Anirudh Chiti, a graduate student in the Department of Physics and the Kavli Institute for Astrophysics and Space Research at MIT, and colleagues wondered whether Tucana II might harbor other, even older stars, that might shed light on the formation of the Universe’s first galaxies.
They used an imaging filter on the SkyMapper Telescope to spot primitive, metal-poor stars beyond the galaxy’s core.
They then ran an algorithm through the filtered data to efficiently pick out stars with low metal content.
Such stars were detected out to about nine times the half-light radius of Tucana II, far beyond member stars in other ultrafaint dwarf galaxies.

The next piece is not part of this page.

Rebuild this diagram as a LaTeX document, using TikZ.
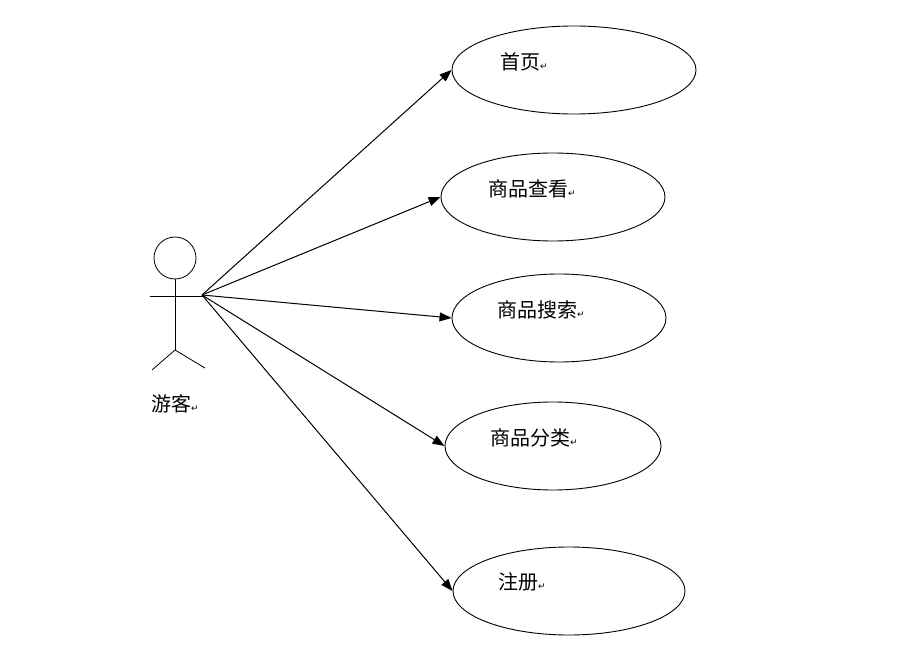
\documentclass[tikz,border=0pt]{standalone}
\usepackage{fontspec}
\newfontfamily\cjk{Noto Sans CJK SC}
\newfontfamily\sym{DejaVu Sans}
\usetikzlibrary{shapes.geometric,arrows.meta}
\newcommand{\ret}{{\sym\fontsize{9}{9}\selectfont ↵}}
\tikzset{
  uc/.style={draw,ellipse,line width=0.9pt,inner sep=0pt},
  lab/.style={font=\cjk\fontsize{20}{24}\selectfont,anchor=west,inner sep=0pt},
  assoc/.style={line width=1pt,-{Triangle[length=12pt,width=9pt]}},
  fig/.style={line width=0.8pt}
}
\begin{document}
\begin{tikzpicture}[x=1pt,y=-1pt]
\useasboundingbox (0,0) rectangle (903,660);
\node[uc,minimum width=244,minimum height=88] (e1) at (574,70) {};
\node[uc,minimum width=224,minimum height=88] (e2) at (553,197) {};
\node[uc,minimum width=214,minimum height=88] (e3) at (559,318) {};
\node[uc,minimum width=216,minimum height=88] (e4) at (553,446) {};
\node[uc,minimum width=232,minimum height=88] (e5) at (569,591) {};
\node[lab] (t1) at (500,62) {首页\ret};
\node[lab] (t2) at (488,189) {商品查看\ret};
\node[lab] (t3) at (497,310) {商品搜索\ret};
\node[lab] (t4) at (490,438) {商品分类\ret};
\node[lab] (t5) at (498,582) {注册\ret};
% actor
\draw[fig] (175,258) circle (21);
\coordinate (neck) at (175,279);
\coordinate (hip) at (175,350);
\coordinate (la) at (150,296);
\coordinate (ra) at (205,296);
\coordinate (ll) at (152,370);
\coordinate (rl) at (205,368);
\coordinate (a) at (202,295);
\draw[fig] (neck) -- (hip);
\draw[fig] (la) -- (ra);
\draw[fig] (ll) -- (hip) -- (rl);
\node[lab,anchor=center] (actor) at (175,404) {游客\ret};
\foreach \e in {e1,e2,e3,e4,e5} \draw[assoc] (a) -- (\e.west);
\end{tikzpicture}
\end{document}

“Tucana II has a lot more mass than we thought, in order to bound these stars that are so far away,” Chiti said.
“This means that other relic first galaxies probably have these kinds of extended halos too.”
The results suggest that Tucana II must have an extended dark matter halo that is 3-5 times more massive than previously thought, in order for it to keep a gravitational hold on these far-off stars.

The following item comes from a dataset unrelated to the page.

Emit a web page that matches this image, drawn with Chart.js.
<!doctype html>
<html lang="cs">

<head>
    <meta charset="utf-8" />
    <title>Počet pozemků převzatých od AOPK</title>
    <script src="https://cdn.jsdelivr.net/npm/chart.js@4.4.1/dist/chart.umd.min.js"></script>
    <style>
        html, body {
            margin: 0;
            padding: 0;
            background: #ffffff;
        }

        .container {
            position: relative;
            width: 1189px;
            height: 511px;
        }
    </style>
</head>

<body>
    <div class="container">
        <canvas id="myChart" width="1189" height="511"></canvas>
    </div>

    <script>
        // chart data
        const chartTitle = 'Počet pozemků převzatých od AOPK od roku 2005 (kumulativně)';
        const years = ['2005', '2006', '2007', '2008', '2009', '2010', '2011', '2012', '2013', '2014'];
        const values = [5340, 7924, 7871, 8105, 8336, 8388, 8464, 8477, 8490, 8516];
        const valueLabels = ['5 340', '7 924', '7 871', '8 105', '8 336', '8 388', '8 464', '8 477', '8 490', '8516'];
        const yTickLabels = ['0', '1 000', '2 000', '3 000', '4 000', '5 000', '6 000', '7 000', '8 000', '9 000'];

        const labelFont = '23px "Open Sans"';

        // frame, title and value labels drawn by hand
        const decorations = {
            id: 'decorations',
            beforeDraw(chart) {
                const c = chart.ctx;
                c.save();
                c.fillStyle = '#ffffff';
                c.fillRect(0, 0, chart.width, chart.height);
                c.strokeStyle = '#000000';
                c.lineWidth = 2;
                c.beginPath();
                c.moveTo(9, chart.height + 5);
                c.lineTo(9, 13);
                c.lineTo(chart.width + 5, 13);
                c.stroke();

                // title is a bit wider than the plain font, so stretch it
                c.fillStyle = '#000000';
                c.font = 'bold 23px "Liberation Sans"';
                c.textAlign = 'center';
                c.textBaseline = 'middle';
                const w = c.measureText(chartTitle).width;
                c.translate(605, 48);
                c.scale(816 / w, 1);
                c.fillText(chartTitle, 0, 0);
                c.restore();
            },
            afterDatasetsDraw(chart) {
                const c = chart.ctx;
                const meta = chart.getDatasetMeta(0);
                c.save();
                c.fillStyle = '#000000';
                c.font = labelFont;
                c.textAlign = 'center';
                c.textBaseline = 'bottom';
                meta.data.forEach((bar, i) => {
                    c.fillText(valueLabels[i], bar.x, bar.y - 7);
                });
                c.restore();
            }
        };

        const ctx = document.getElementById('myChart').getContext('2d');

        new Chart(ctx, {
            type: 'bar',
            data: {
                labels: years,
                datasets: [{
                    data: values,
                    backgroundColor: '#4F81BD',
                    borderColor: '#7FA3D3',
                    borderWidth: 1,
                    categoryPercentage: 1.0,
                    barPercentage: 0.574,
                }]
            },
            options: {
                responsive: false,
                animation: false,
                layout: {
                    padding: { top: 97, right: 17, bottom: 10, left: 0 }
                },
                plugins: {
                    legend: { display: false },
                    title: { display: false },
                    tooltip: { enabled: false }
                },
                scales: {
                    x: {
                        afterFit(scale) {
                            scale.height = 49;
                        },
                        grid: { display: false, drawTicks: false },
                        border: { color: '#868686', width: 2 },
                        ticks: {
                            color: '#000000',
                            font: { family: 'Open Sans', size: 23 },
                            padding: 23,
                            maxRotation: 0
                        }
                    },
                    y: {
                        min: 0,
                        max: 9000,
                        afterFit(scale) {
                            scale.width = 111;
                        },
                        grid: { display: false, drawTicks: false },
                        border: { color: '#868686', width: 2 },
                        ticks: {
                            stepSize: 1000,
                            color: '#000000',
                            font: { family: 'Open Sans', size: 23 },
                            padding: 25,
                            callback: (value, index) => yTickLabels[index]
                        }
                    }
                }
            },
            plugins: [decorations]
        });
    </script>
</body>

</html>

“This probably also means that the earliest galaxies formed in much larger dark matter halos than previously thought,” said Dr. Anna Frebel, also form the Department of Physics and the Kavli Institute for Astrophysics and Space Research at MIT.
“We have thought that the first galaxies were the tiniest, wimpiest galaxies. But they actually may have been several times larger than we thought, and not so tiny after all.”
Using data from the Magellan telescopes, the astronomers discovered Tucana II’s outer stars were three times more metal-poor, and therefore more primitive, than those at the center.
“This is the first time we’ve seen something that looks like a chemical difference between the inner and outer stars in an ancient galaxy,” Chiti said.
A likely explanation for the imbalance may be an early galactic merger, in which a small galaxy — possibly among the first generation of galaxies to form in the Universe — swallowed another nearby galaxy.
The team plans to use their approach to observe other ultrafaint dwarf galaxies around the Milky Way, in hopes of discovering even older, farther-flung stars.
“There are likely many more systems, perhaps all of them, that have these stars blinking in their outskirts,” Dr. Frebel said.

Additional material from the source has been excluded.